= Written instruction =
In the entries below, find the line with "Recreate this image" and the line with "ax2 = fig.add_axes([0.5986, 0.0966, 0.396, 0.836])", then retype both and everything between them exactly. Do not copy the pictures.
— start of Dataset extract —
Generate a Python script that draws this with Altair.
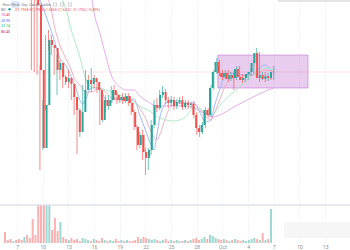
import altair as alt
import pandas as pd

START = pd.Timestamp("2021-09-05 00:00")
STEP = pd.Timedelta(hours=8)

# ---- candle data (price in cents) ----
open_c = [430, 420, 405, 380, 390, 370, 350, 330, 340, 310, 290,
          270, 230, 215, 150, 72, 115, 180, 175, 172, 150,
          157, 143, 138, 142, 136, 123, 110, 88, 108, 130,
          140, 136, 142, 138, 130, 100, 120, 114, 120, 130,
          125, 120, 123, 119, 124, 117, 108, 93, 75, 85,
          68, 62, 70, 95, 115, 112, 125, 128, 120, 117,
          120, 114, 118, 120, 113, 117, 115, 116, 105, 92,
          88, 95, 110, 105, 132, 148, 158, 147, 143, 147,
          141, 145, 142, 151, 143, 140, 142, 146, 148, 157,
          167, 142, 145, 141, 144, 142]
close_c = [420, 405, 380, 390, 370, 350, 330, 340, 310, 290, 270,
           230, 215, 150, 72, 115, 180, 175, 172, 150, 157,
           143, 138, 142, 136, 123, 110, 88, 108, 130, 140,
           136, 142, 138, 130, 100, 120, 114, 120, 130, 125,
           120, 123, 119, 124, 117, 108, 93, 75, 85, 68,
           62, 70, 95, 115, 112, 125, 128, 120, 117, 120,
           114, 118, 120, 113, 117, 115, 116, 105, 92, 88,
           95, 110, 105, 132, 148, 158, 147, 143, 147, 141,
           145, 142, 151, 143, 140, 142, 146, 148, 157, 167,
           142, 145, 141, 144, 142, 148]
high_c = [440, 430, 415, 400, 400, 380, 360, 350, 350, 320, 300,
          275, 235, 220, 155, 120, 185, 190, 185, 175, 165,
          160, 150, 145, 150, 140, 125, 115, 112, 135, 150,
          145, 152, 145, 142, 132, 122, 125, 125, 134, 135,
          128, 125, 127, 127, 127, 120, 110, 95, 88, 90,
          72, 72, 100, 120, 122, 130, 134, 131, 123, 124,
          123, 121, 123, 124, 120, 120, 118, 119, 108, 95,
          98, 113, 112, 135, 150, 162, 160, 150, 150, 150,
          148, 148, 154, 154, 146, 145, 148, 151, 160, 172,
          168, 148, 148, 147, 146, 154]
low_c = [410, 395, 370, 370, 360, 340, 320, 320, 300, 280, 262,
         150, 148, 145, 50, 70, 110, 170, 165, 145, 125,
         140, 132, 135, 132, 120, 105, 66, 83, 105, 125,
         130, 128, 132, 127, 95, 98, 108, 110, 118, 120,
         116, 117, 116, 117, 114, 105, 90, 70, 72, 60,
         45, 50, 65, 92, 108, 110, 122, 116, 112, 114,
         110, 111, 116, 110, 111, 111, 112, 102, 85, 83,
         86, 92, 102, 103, 130, 146, 144, 140, 141, 138,
         139, 130, 140, 140, 137, 138, 140, 144, 146, 155,
         138, 140, 138, 139, 140, 140]
volume = [11, 3, 4, 2, 3, 4, 3, 6, 8, 5, 24,
          8, 60, 60, 60, 45, 50, 13, 25, 12, 21,
          6, 4, 3, 5, 3, 4, 2, 5, 4, 3,
          2, 4, 3, 2, 5, 3, 2, 3, 2, 4,
          2, 3, 2, 3, 2, 2, 3, 6, 4, 6,
          5, 4, 3, 4, 3, 2, 3, 4, 2, 3,
          2, 3, 2, 2, 3, 2, 3, 4, 5, 3,
          4, 6, 4, 8, 7, 5, 4, 3, 4, 3,
          2, 3, 4, 3, 2, 3, 2, 3, 4, 5,
          4, 3, 10, 3, 4, 34]

# ---- moving averages (candle index, price in cents) ----
blue_idx = [14, 15, 17, 19, 21, 23, 25, 26, 28, 29, 32, 35, 37, 39, 40, 42, 47, 49, 51, 53,
            54, 55, 56, 58, 60, 63, 68, 70, 72, 74, 75, 77, 79, 81, 84, 89, 91, 93, 95, 96]
blue_val = [220, 213, 197, 180, 162, 155, 143, 137, 120, 116, 132, 132, 120, 117, 122, 121, 121, 105, 90, 75,
            70, 85, 102, 116, 120, 117, 117, 108, 98, 100, 112, 130, 145, 147, 145, 145, 152, 155, 150, 147]
pink_idx = [16, 18, 19, 21, 23, 25, 26, 28, 30, 32, 35, 37, 39, 42, 46, 49, 51, 53, 55, 56,
            58, 60, 63, 68, 70, 72, 74, 75, 77, 79, 81, 84, 89, 93, 96]
pink_val = [225, 210, 195, 175, 162, 150, 142, 135, 128, 128, 132, 128, 122, 120, 120, 112, 102, 88, 80, 85,
            102, 114, 117, 116, 112, 104, 100, 106, 120, 134, 141, 144, 145, 150, 148]
green_idx = [21, 23, 25, 28, 30, 32, 35, 39, 42, 46, 49, 53, 56, 61, 65, 68, 72, 74, 78, 82, 86, 89, 93, 96]
green_val = [225, 212, 190, 163, 142, 133, 132, 128, 125, 120, 114, 108, 102, 99, 103, 112, 108, 105, 118, 128,
             138, 145, 152, 150]
purple_idx = [32, 33, 35, 37, 39, 42, 44, 47, 49, 52, 55, 60, 65, 68, 72, 75, 77, 82, 88, 94, 96]
purple_val = [225, 207, 187, 165, 145, 133, 130, 130, 124, 118, 114, 114, 114, 112, 106, 103, 105, 113, 122,
              130, 132]

# ---- rectangle drawing ----
rect_start = ["2021-09-30T11:00:00"]
rect_end = ["2021-10-11T00:00:00"]
rect_low = [1.32]
rect_high = [1.65]

tick_dates = [(9, 7), (9, 10), (9, 13), (9, 16), (9, 19), (9, 22), (9, 25), (9, 28),
              (10, 1), (10, 4), (10, 7), (10, 10), (10, 13)]

UP, DOWN = "#26a69a", "#ef5350"

n = len(close_c)
df = pd.DataFrame({
    "t": [START + STEP * i for i in range(n)],
    "open": [v / 100 for v in open_c],
    "close": [v / 100 for v in close_c],
    "high": [v / 100 for v in high_c],
    "low": [v / 100 for v in low_c],
    "vol": volume,
})
df["dir"] = ["up" if c >= o else "down" for o, c in zip(df.open, df.close)]


def ma_frame(idx, val, name):
    return pd.DataFrame({"t": [START + STEP * i for i in idx],
                         "v": [v / 100 for v in val], "ma": name})


ma_df = pd.concat([
    ma_frame(blue_idx, blue_val, "blue"),
    ma_frame(pink_idx, pink_val, "pink"),
    ma_frame(green_idx, green_val, "green"),
    ma_frame(purple_idx, purple_val, "purple"),
])

rect_df = pd.DataFrame({"x1": pd.to_datetime(rect_start), "x2": pd.to_datetime(rect_end),
                        "p1": rect_low, "p2": rect_high})
last_df = pd.DataFrame({"v": [df.close.iloc[-1]]})

xs = alt.Scale(domain=[alt.DateTime(year=2021, month=9, date=5),
                       alt.DateTime(year=2021, month=10, date=15, hours=21, minutes=46)])
ps = alt.Scale(domain=[0.15, 2.20], range=[205, 0])
vs = alt.Scale(domain=[0, 38], range=[243, 205], clamp=True)
dir_color = alt.Color("dir:N", scale=alt.Scale(domain=["up", "down"], range=[UP, DOWN]), legend=None)

xaxis = alt.Axis(
    values=[alt.DateTime(year=2021, month=m, date=d) for m, d in tick_dates],
    labelExpr="date(datum.value) == 1 ? timeFormat(datum.value, '%b') : timeFormat(datum.value, '%-d')",
    labelFontSize=5, labelColor="#8a8d96", labelFont="Roboto", labelPadding=1,
    ticks=False, domain=False, grid=True, gridDash=[1, 2], gridColor="#dfe2ea", gridWidth=0.8,
    labelOverlap=False, labelBound=False, title=None,
)
X = lambda f: alt.X(f, scale=xs, axis=None)

base = alt.Chart(df)

grid_layer = base.mark_rule(opacity=0).encode(x=alt.X("t:T", scale=xs, axis=xaxis))

rect_layer = alt.Chart(rect_df).mark_rect(fill="#b04cc2", fillOpacity=0.28, stroke="#b55bc6",
                                          strokeOpacity=0.6, strokeWidth=0.8).encode(
    x=X("x1:T"), x2="x2:T",
    y=alt.Y("p1:Q", scale=ps, axis=None), y2="p2:Q")

last_layer = alt.Chart(last_df).mark_rule(color=DOWN, opacity=0.15, strokeWidth=1).encode(
    y=alt.Y("v:Q", scale=ps, axis=None))

ma_layer = alt.Chart(ma_df).mark_line(strokeWidth=0.9, clip=True, interpolate="monotone").encode(
    x=X("t:T"), y=alt.Y("v:Q", scale=ps, axis=None),
    color=alt.Color("ma:N", scale=alt.Scale(domain=["blue", "pink", "green", "purple"],
                                            range=["#94b2f7", "#f3a7bb", "#a7e8c3", "#e4a3e8"]),
                    legend=None),
    detail="ma:N")

wick_layer = base.mark_rule(strokeWidth=0.8, clip=True, opacity=0.85).encode(
    x=X("t:T"), y=alt.Y("low:Q", scale=ps, axis=None), y2="high:Q", color=dir_color)

body_layer = base.mark_bar(size=2, clip=True).encode(
    x=X("t:T"), y=alt.Y("open:Q", scale=ps, axis=None), y2="close:Q", color=dir_color)

vol_layer = base.mark_bar(size=2, clip=True, opacity=0.45).encode(
    x=X("t:T"), y=alt.Y("vol:Q", scale=vs, axis=None), y2=alt.datum(0), color=dir_color)

sep_layer = alt.Chart(pd.DataFrame({"a": [0]})).mark_rule(color="#dfe2ea", strokeWidth=1.5).encode(
    x=alt.value(0), x2=alt.value(350), y=alt.value(205))

panel_layer = alt.Chart(pd.DataFrame({"a": [0]})).mark_rect(fill="#f6f6f7", cornerRadius=2).encode(
    x=alt.value(284), x2=alt.value(350), y=alt.value(222), y2=alt.value(238))

topbar_layer = alt.Chart(pd.DataFrame({"a": [0]})).mark_rect(fill="#e3e4e8").encode(
    x=alt.value(278), x2=alt.value(350), y=alt.value(0), y2=alt.value(2))

# toolbar
tool_labels = ["Hour", "Week", "Day", "Candle", "Trades"]
tool_x = [6.5, 15.5, 24.5, 34.5, 45.5]
tool_df = pd.DataFrame({"label": tool_labels, "x": tool_x})
hl_layer = alt.Chart(pd.DataFrame({"a": [0]})).mark_rect(fill="#dde9fb", cornerRadius=1).encode(
    x=alt.value(11.5), x2=alt.value(19.5), y=alt.value(1), y2=alt.value(8))
tool_layer = alt.Chart(tool_df).mark_text(fontSize=3.6, font="Roboto", color="#7d8089").encode(
    x=alt.X("x:Q", scale=None), y=alt.value(4.8), text="label:N")
icon_df = pd.DataFrame({"x": [55, 62, 70]})
icon_layer = alt.Chart(icon_df).mark_point(shape="square", size=10, stroke="#9a9ca3", strokeWidth=0.6,
                                           filled=False).encode(
    x=alt.X("x:Q", scale=None), y=alt.value(4.5))

# legend
sym_layer = alt.Chart(pd.DataFrame({"label": ["BD"]})).mark_text(
    fontSize=3.6, font="Roboto", color="#7d8089", align="left").encode(
    x=alt.value(1), y=alt.value(9.5), text="label:N")
dot_layer = alt.Chart(pd.DataFrame({"a": [0]})).mark_point(filled=True, size=6, color=UP, opacity=1).encode(
    x=alt.value(9.5), y=alt.value(9.3))
ohlc_text = ["O1.7968  H1.7968  L1.5365  C1.6262  −0.1706 (−9.49%)"]
ohlc_layer = alt.Chart(pd.DataFrame({"label": ohlc_text})).mark_text(
    fontSize=3.6, font="Roboto", color=DOWN, align="left").encode(
    x=alt.value(15), y=alt.value(9.5), text="label:N")
ma_labels = ["15.40", "25.95", "33.74", "80.40"]
ma_colors = ["#e91e63", "#2962ff", "#1bbf6b", "#c2185b"]
ma_y = [15.3, 20.8, 26.3, 31.8]
leg_df = pd.DataFrame({"label": ma_labels, "c": ma_colors, "y": ma_y})
leg_layer = alt.Chart(leg_df).mark_text(fontSize=3.6, font="Roboto", align="left").encode(
    x=alt.value(1), y=alt.Y("y:Q", scale=None), text="label:N",
    color=alt.Color("c:N", scale=None))

chart = alt.layer(
    grid_layer, panel_layer, rect_layer, last_layer, ma_layer, wick_layer, body_layer, vol_layer,
    sep_layer, topbar_layer, hl_layer, tool_layer, icon_layer, sym_layer, dot_layer, ohlc_layer, leg_layer,
).resolve_scale(
    x="independent", y="independent", color="independent"
).properties(
    width=350, height=243, padding={"left": 0, "top": 0, "right": 0, "bottom": 7},
    autosize=alt.AutoSizeParams(type="none"), background="white",
).configure_view(stroke=None)

chart.save("out.html", embed_options={"renderer": "svg", "actions": False})
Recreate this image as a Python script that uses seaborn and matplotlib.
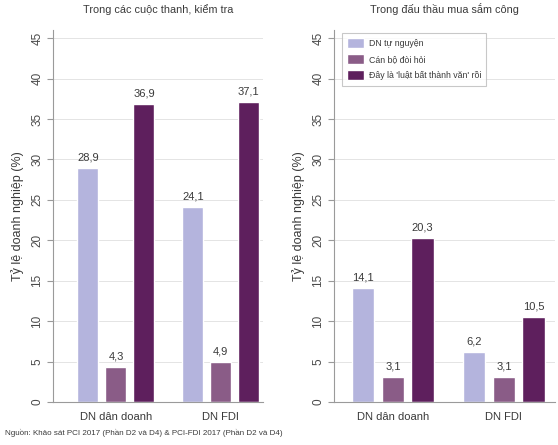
import matplotlib
matplotlib.use("Agg")
import matplotlib.pyplot as plt
import seaborn as sns
import pandas as pd

# categories and series
groups = ["DN dân doanh", "DN FDI"]
series = ["DN tự nguyện", "Cán bộ đòi hỏi", "Đây là 'luật bất thành văn' rồi"]
colors = ["#b4b4dd", "#8a5c87", "#5e1f5d"]

# values (%) per panel, one list per series
inspect_vals = [[28.9, 24.1], [4.3, 4.9], [36.9, 37.1]]
procure_vals = [[14.1, 6.2], [3.1, 3.1], [20.3, 10.5]]

titles = ["Trong các cuộc thanh, kiểm tra", "Trong đấu thầu mua sắm công"]
ylabel = "Tỷ lệ doanh nghiệp (%)"
source = "Nguồn: Khảo sát PCI 2017 (Phần D2 và D4) & PCI-FDI 2017 (Phần D2 và D4)"


def to_frame(vals):
    rows = []
    for s, vs in zip(series, vals):
        for g, v in zip(groups, vs):
            rows.append({"group": g, "series": s, "value": v})
    return pd.DataFrame(rows)


sns.set_theme(style="white")
plt.rcParams["font.family"] = ["Liberation Sans", "DejaVu Sans"]
txt = "#3a3a3a"
spine_c = "#9a9a9a"

fig = plt.figure(figsize=(5.58, 4.45), dpi=100)
ax1 = fig.add_axes([0.095, 0.0966, 0.376, 0.836])
ax2 = fig.add_axes([0.5986, 0.0966, 0.396, 0.836])

for ax, vals, title, xlim in [(ax1, inspect_vals, titles[0], (-0.6, 1.4)),
                              (ax2, procure_vals, titles[1], (-0.53, 1.46))]:
    df = to_frame(vals)
    sns.barplot(data=df, x="group", y="value", hue="series", hue_order=series,
                order=groups, palette=colors, saturation=1, width=0.8, gap=0.25,
                ax=ax, legend=(ax is ax2))
    for cont in ax.containers:
        labels = [f"{b.get_height():.1f}".replace(".", ",") for b in cont]
        ax.bar_label(cont, labels=labels, padding=4, fontsize=8, color=txt)
    ax.set_xlim(*xlim)
    ax.set_ylim(0, 46)
    ax.set_yticks(range(0, 50, 5))
    ax.yaxis.grid(True, color="#e4e4e4", linewidth=0.7)
    ax.set_axisbelow(True)
    for s in ["top", "right"]:
        ax.spines[s].set_visible(False)
    for s in ["left", "bottom"]:
        ax.spines[s].set_color(spine_c)
        ax.spines[s].set_linewidth(0.8)
    ax.tick_params(axis="y", left=True, length=4, width=0.8, color=spine_c,
                   labelsize=8.5, labelcolor="#4a4a4a", pad=3)
    ax.tick_params(axis="x", bottom=False, labelsize=8, labelcolor=txt, pad=1)
    for lbl in ax.get_yticklabels():
        lbl.set_rotation(90)
        lbl.set_va("center")
    ax.set_xlabel("")
    ax.set_ylabel(ylabel, fontsize=9, color=txt, labelpad=5)
    ax.set_title(title, fontsize=7.8, color=txt, pad=12)

leg = ax2.legend(loc="upper left", bbox_to_anchor=(0.015, 1.005), fontsize=6.3,
                 frameon=True, fancybox=False, edgecolor="#bbbbbb",
                 handlelength=1.9, handleheight=1.5, labelspacing=0.6,
                 borderpad=0.6, handletextpad=0.6, title=None)
leg.get_frame().set_linewidth(0.8)
for t in leg.get_texts():
    t.set_color(txt)

fig.text(0.009, 0.027, source, fontsize=5.8, color=txt, ha="left", va="center")

fig.savefig("out.png", dpi=100)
— end of Dataset extract —
= Task answer =
Recreate this image as a Python script that uses seaborn and matplotlib.
import matplotlib
matplotlib.use("Agg")
import matplotlib.pyplot as plt
import seaborn as sns
import pandas as pd

# categories and series
groups = ["DN dân doanh", "DN FDI"]
series = ["DN tự nguyện", "Cán bộ đòi hỏi", "Đây là 'luật bất thành văn' rồi"]
colors = ["#b4b4dd", "#8a5c87", "#5e1f5d"]

# values (%) per panel, one list per series
inspect_vals = [[28.9, 24.1], [4.3, 4.9], [36.9, 37.1]]
procure_vals = [[14.1, 6.2], [3.1, 3.1], [20.3, 10.5]]

titles = ["Trong các cuộc thanh, kiểm tra", "Trong đấu thầu mua sắm công"]
ylabel = "Tỷ lệ doanh nghiệp (%)"
source = "Nguồn: Khảo sát PCI 2017 (Phần D2 và D4) & PCI-FDI 2017 (Phần D2 và D4)"


def to_frame(vals):
    rows = []
    for s, vs in zip(series, vals):
        for g, v in zip(groups, vs):
            rows.append({"group": g, "series": s, "value": v})
    return pd.DataFrame(rows)


sns.set_theme(style="white")
plt.rcParams["font.family"] = ["Liberation Sans", "DejaVu Sans"]
txt = "#3a3a3a"
spine_c = "#9a9a9a"

fig = plt.figure(figsize=(5.58, 4.45), dpi=100)
ax1 = fig.add_axes([0.095, 0.0966, 0.376, 0.836])
ax2 = fig.add_axes([0.5986, 0.0966, 0.396, 0.836])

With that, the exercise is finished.